Manufacturers Tell Schneider About Hiring Needs

Deerfield Congressman learns from local businesses about their skill needs while on recess from Capitol Hill.

What does Rep. Brad Schneider (D-Deerfield) do when he spends a week in his 10th Congressional District office in Lincolnshire rather than at the United States Capitol in Washington?

Schneider spent much of his time during the current recess building local support for legislation he proposed two weeks ago, the America Works Act, to bring well paying jobs to the country and the northern suburbs.

Earlier: Schneider Proposes Law To Help Job Growth

Aimed at small and medium sized companies, the law proposed by Schneider and Rep. Lou Barletta (R-PA) will help create a certification which schools and other training programs can issue to signify to a potential employer the credential holder is ready to step into a specific job.
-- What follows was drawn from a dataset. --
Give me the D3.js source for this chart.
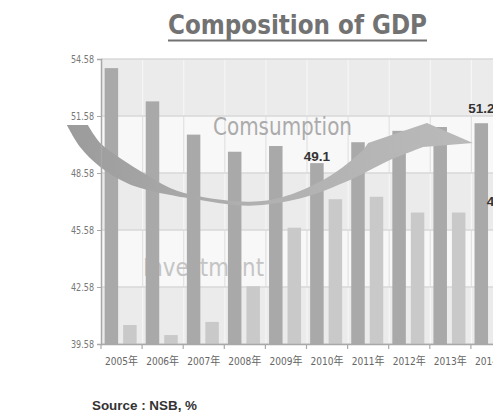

Visits with Panek Precision in Northbrook and Rexam PLC in Buffalo Grove Thursday demonstrated local manufacturers are hungry for skilled workers to fill their technical jobs. Schneider’s believes his proposed legislation will help.

“There’s a lot of geometry in programming these machines,” Panek President Gregg Panek of Bannockburn said of the work necessary to cut metal into pieces which will ultimately be used to manufacture automobiles among other things. “If you can learn how to do this you can have a high paying job.”

Those positions can bring salaries in excess of $80,000 per year, according to Panek. “We have to get parents to realize there are good jobs for their children in manufacturing,” he said.

One of the things Schneider has been learning on the visits to Panek and Rexam as well as a tour of area companies he took last month is employers in the area are having a problem finding people with the skills to fill manufacturing positions.

“Everywhere I go we hear that,” Schneider said in response to Panek. “The businesses will be able to recognize the qualified applicants when they have that certificate (as a result of the America Works Act),” he added explaining the significance of the proposal.

Panek, his son and company Vice President Brian Panek along with Brian McGuire of the Tool & Manufacturing Association and Zach Motti of Atlas Tool & Die Works in Palatine all told Schneider about the importance of developing skilled workers.

Schneider recognizes marketing of both his proposed law and increasing the appeal of manufacturing jobs are necessary to fill available positions in his District.

“Packaging the program is important. When I graduated from college in 1983 more than 20 percent of the jobs were in manufacturing. Now it’s half of that,” Schneider said. He knows education and training are necessary. “Math and science are very important to these jobs.”

Once young people get the exposure and training their attitude about operating a machine for a living often changes for reasons other than money. “It’s a video game to them,” Panek said.

Under the America Works Act companies like Panek will identify needed skills. Once people learn them, they will get a certificate which lets the potential employer know they can step into the job.

“We don’t have industrial arts anymore,” Schneider said about program that once prepared high school students for skilled jobs. “We have to identify the skills. Manufacturers will give us the skill set.”

Vicky Kujawa February 25, 2013 at 01:56 PM
That's how it used to be done!
Katherine February 25, 2013 at 04:17 PM
Maybe, you all should read the article. He is requesting legislation for certified training to help students get jobs. Those would be American students.
Lennie Jarratt February 25, 2013 at 08:47 PM
It's interesting that he proposed legislation and THEN he went to talk to the manufacturers. In other words, this was a marketing ploy instead of a listening tour to find out what the manufacturers actually needed.
Charles February 25, 2013 at 10:49 PM
It's all for show and photo ops for his scrap book. There is no substance to his rhetoric.